Tijdelijke EP-Commissie Verondersteld gebruik door de CIA van Europese landen voor het vervoer en illegaal vasthouden van gevangenen (opgeheven) (TDIP)
Deze tijdelijke commissie i van het Europees Parlement i heeft onderzoek gedaan naar het vermeende gebruik door de Amerikaanse CIA van Europese landen voor het vervoer en de illegale gevangenzetting van gevangenen. De reden hiervan was dat lidstaten van de Europese Unie hierbij mogelijk betrokken waren.
Het Europees Parlement besloot op 18 januari 2006 deze commissie in te stellen. Deze tijdelijke commissie is na de presentatie van haar eindrapport opgeheven.
De commissie onderzocht
-
-of de CIA mensen heeft ontvoerd, vervoerd of gevangengezet in lidstaten van de EU
-
-of daarbij internationale verdragen zijn geschonden
-
-wie daarvan het slachtoffer zijn geworden
-
-of Europese landen betrokken zijn geweest bij deze activiteiten
Eindverslag
In februari 2007 werd het eindverslag van de enquêtecommissie door het Europees Parlement aangenomen. Uit het onderzoek is gebleken dat tussen 2001 en 2005 meer dan 1200 CIA-vluchten gebruik gemaakt hebben van het Europese luchtruim met medeweten van een aantal Europese lidstaten. De vluchten werden gebruikt voor buitengewone uitleveringen, waarbij terreurverdachten opgepakt en naar een ander land gebracht worden om daar vervolgens te worden berecht. Tijdens de ondervragingen was sprake van foltering.
Bovendien werd het vermoeden geuit dat er geheime gevangenissen op militaire bases van de VS in Europa zouden zijn geweest. Voor het laatste is geen direct bewijs gevonden.

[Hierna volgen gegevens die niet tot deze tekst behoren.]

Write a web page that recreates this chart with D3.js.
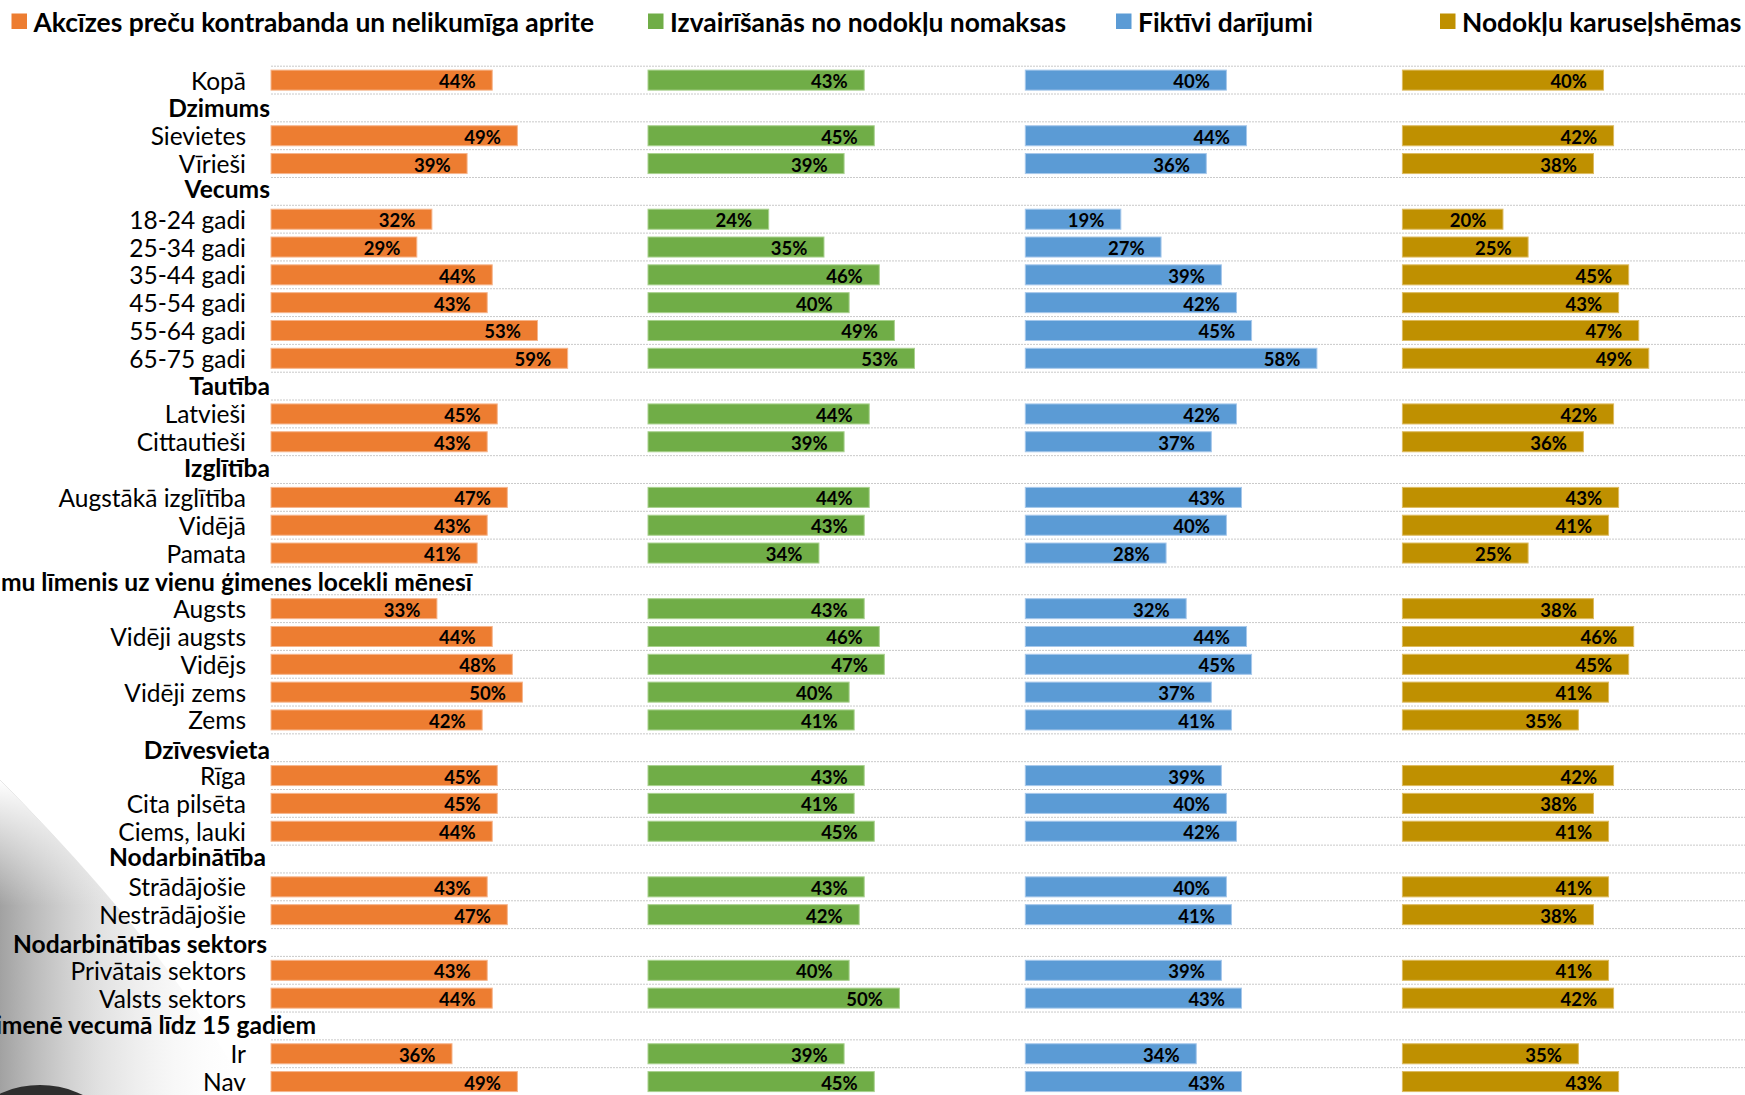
<!DOCTYPE html>
<html>
<head>
<meta charset="utf-8">
<script src="https://cdnjs.cloudflare.com/ajax/libs/d3/7.8.5/d3.min.js"></script>
<style>
  html, body { margin: 0; padding: 0; background: #ffffff; }
  svg { display: block; }
  text { font-family: Lato, "Open Sans", sans-serif; }
</style>
</head>
<body>
<svg id="chart" width="1745" height="1095"></svg>
<script>
// ---------------- DATA ----------------
const seriesNames = [
  "Akcīzes preču kontrabanda un nelikumīga aprite",
  "Izvairīšanās no nodokļu nomaksas",
  "Fiktīvi darījumi",
  "Nodokļu karuseļshēmas"
];

const rowLabels = [
  "Kopā",
  "Dzimums", "Sievietes", "Vīrieši",
  "Vecums", "18-24 gadi", "25-34 gadi", "35-44 gadi", "45-54 gadi", "55-64 gadi", "65-75 gadi",
  "Tautība", "Latvieši", "Cittautieši",
  "Izglītība", "Augstākā izglītība", "Vidējā", "Pamata",
  "Ienākumu līmenis uz vienu ģimenes locekli mēnesī", "Augsts", "Vidēji augsts", "Vidējs", "Vidēji zems", "Zems",
  "Dzīvesvieta", "Rīga", "Cita pilsēta", "Ciems, lauki",
  "Nodarbinātība", "Strādājošie", "Nestrādājošie",
  "Nodarbinātības sektors", "Privātais sektors", "Valsts sektors",
  "Bērni ģimenē vecumā līdz 15 gadiem", "Ir", "Nav"
];

const headerRows = [
  "Dzimums", "Vecums", "Tautība", "Izglītība",
  "Ienākumu līmenis uz vienu ģimenes locekli mēnesī",
  "Dzīvesvieta", "Nodarbinātība", "Nodarbinātības sektors",
  "Bērni ģimenē vecumā līdz 15 gadiem"
];

// values in %, null for group header rows (same order as rowLabels)
const excise = [44, null, 49, 39, null, 32, 29, 44, 43, 53, 59, null, 45, 43, null, 47, 43, 41,
  null, 33, 44, 48, 50, 42, null, 45, 45, 44, null, 43, 47, null, 43, 44, null, 36, 49];
const evasion = [43, null, 45, 39, null, 24, 35, 46, 40, 49, 53, null, 44, 39, null, 44, 43, 34,
  null, 43, 46, 47, 40, 41, null, 43, 41, 45, null, 43, 42, null, 40, 50, null, 39, 45];
const fictitious = [40, null, 44, 36, null, 19, 27, 39, 42, 45, 58, null, 42, 37, null, 43, 40, 28,
  null, 32, 44, 45, 37, 41, null, 39, 40, 42, null, 40, 41, null, 39, 43, null, 34, 43];
const carousel = [40, null, 42, 38, null, 20, 25, 45, 43, 47, 49, null, 42, 36, null, 43, 41, 25,
  null, 38, 46, 45, 41, 35, null, 42, 38, 41, null, 41, 38, null, 41, 42, null, 35, 43];

const seriesValues = [excise, evasion, fictitious, carousel];
const axisMax = 75;

// ---------------- LAYOUT / STYLE ----------------
const W = 1745, H = 1095;
const colors = ["#ED7D31", "#70AD47", "#5B9BD5", "#BF9000"];
const strokeColors = ["#F6B58C", "#A9D18E", "#A7C8EB", "#DDBB60"];
const panelStarts = [271, 648, 1025.3, 1402.4];
const panelWidth = 377.1;
const legendX = [11.5, 648, 1116, 1440];

// header label tweaks: right edge and vertical nudge
const headerLayout = {
  "Dzimums": {x: 270, dy: 0},
  "Vecums": {x: 270, dy: -2.5},
  "Tautība": {x: 270, dy: -1},
  "Izglītība": {x: 270, dy: -2.5},
  "Ienākumu līmenis uz vienu ģimenes locekli mēnesī": {x: 472, dy: 1},
  "Dzīvesvieta": {x: 270, dy: 1.5},
  "Nodarbinātība": {x: 266, dy: -2.5},
  "Nodarbinātības sektors": {x: 267, dy: 1.5},
  "Bērni ģimenē vecumā līdz 15 gadiem": {x: 316, dy: -1.5}
};

const svg = d3.select("#chart");

// background decoration (bottom-left)
const defs = svg.append("defs");
const grad = defs.append("linearGradient").attr("id", "bgGrad")
  .attr("x1", "0").attr("y1", "0").attr("x2", "1").attr("y2", "0");
grad.append("stop").attr("offset", "0%").attr("stop-color", "#8a8a8a").attr("stop-opacity", 0.8);
grad.append("stop").attr("offset", "40%").attr("stop-color", "#bdbdbd").attr("stop-opacity", 0.45);
grad.append("stop").attr("offset", "100%").attr("stop-color", "#ffffff").attr("stop-opacity", 0);
const gradV = defs.append("linearGradient").attr("id", "bgGradV")
  .attr("x1", "0").attr("y1", "0").attr("x2", "0").attr("y2", "1");
gradV.append("stop").attr("offset", "0%").attr("stop-color", "#ffffff").attr("stop-opacity", 1);
gradV.append("stop").attr("offset", "40%").attr("stop-color", "#ffffff").attr("stop-opacity", 0);
gradV.append("stop").attr("offset", "100%").attr("stop-color", "#ffffff").attr("stop-opacity", 0);

const bgPath = "M0,780 C80,860 180,970 250,1095 L0,1095 Z";
svg.append("path").attr("d", bgPath).attr("fill", "url(#bgGrad)");
svg.append("path").attr("d", bgPath).attr("fill", "url(#bgGradV)");
svg.append("circle").attr("cx", 40).attr("cy", 1182).attr("r", 97).attr("fill", "#2e2e2e");

// scales
const y = d3.scaleBand()
  .domain(rowLabels)
  .range([66.2, 1095.5])
  .paddingInner(0.28)
  .paddingOuter(0.14);

const x = d3.scaleLinear().domain([0, axisMax]).range([0, panelWidth]);

// gridlines at row boundaries
const boundaries = rowLabels.map(r => y(r) - y.step() * y.paddingInner() / 2);
boundaries.push(y(rowLabels[rowLabels.length - 1]) + y.bandwidth() + y.step() * y.paddingInner() / 2);
svg.append("g").selectAll("line")
  .data(boundaries)
  .join("line")
  .attr("x1", panelStarts[0]).attr("x2", W)
  .attr("y1", d => d).attr("y2", d => d)
  .attr("stroke", "#c9c9c9")
  .attr("stroke-width", 1)
  .attr("stroke-dasharray", "2,1");

// category labels
const labelG = svg.append("g");
rowLabels.forEach(r => {
  const isHeader = headerRows.includes(r);
  const cy = y(r) + y.bandwidth() / 2;
  if (isHeader) {
    const hl = headerLayout[r];
    labelG.append("text")
      .attr("x", hl.x).attr("y", cy + hl.dy)
      .attr("text-anchor", "end")
      .attr("dominant-baseline", "central")
      .attr("font-size", 24.6)
      .attr("font-weight", 700)
      .attr("fill", "#000")
      .text(r);
  } else {
    labelG.append("text")
      .attr("x", 246).attr("y", cy)
      .attr("text-anchor", "end")
      .attr("dominant-baseline", "central")
      .attr("font-size", 24.5)
      .attr("fill", "#000")
      .text(r);
  }
});

// bars
seriesValues.forEach((vals, si) => {
  const rows = rowLabels.map((r, i) => ({row: r, v: vals[i]})).filter(d => d.v != null);
  const g = svg.append("g").attr("transform", `translate(${panelStarts[si]},0)`);
  g.selectAll("rect")
    .data(rows)
    .join("rect")
    .attr("x", 0)
    .attr("y", d => y(d.row))
    .attr("width", d => x(d.v))
    .attr("height", y.bandwidth())
    .attr("fill", colors[si])
    .attr("stroke", strokeColors[si])
    .attr("stroke-width", 1);
  g.selectAll("text")
    .data(rows)
    .join("text")
    .attr("x", d => x(d.v) - 16.5)
    .attr("y", d => y(d.row) + y.bandwidth() / 2 + 1)
    .attr("text-anchor", "end")
    .attr("dominant-baseline", "central")
    .attr("font-size", 18.5)
    .attr("font-weight", 700)
    .attr("fill", "#000")
    .text(d => d.v + "%");
});

// legend
const lg = svg.append("g");
seriesNames.forEach((name, i) => {
  lg.append("rect")
    .attr("x", legendX[i]).attr("y", 13.5)
    .attr("width", 15.5).attr("height", 15.5)
    .attr("fill", colors[i]);
  lg.append("text")
    .attr("x", legendX[i] + 22).attr("y", 21.5)
    .attr("dominant-baseline", "central")
    .attr("font-size", 26.4)
    .attr("font-weight", 700)
    .attr("fill", "#000")
    .text(name);
});
</script>
</body>
</html>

Het EP veroordeelde de onrechtmatige vluchten in het kader van terrorismebestrijding en verder liet het Europees Parlement weten dat het de passieve opstelling van een aantal EU-lidstaten in deze zaak betreurt.
Het EP heeft de Europese landen verzocht ervoor te zorgen dat slachtoffers van een buitengewone overdracht compensatie krijgen in de vorm van een financiële vergoeding en de garantie dat dit niet weer zal gebeuren.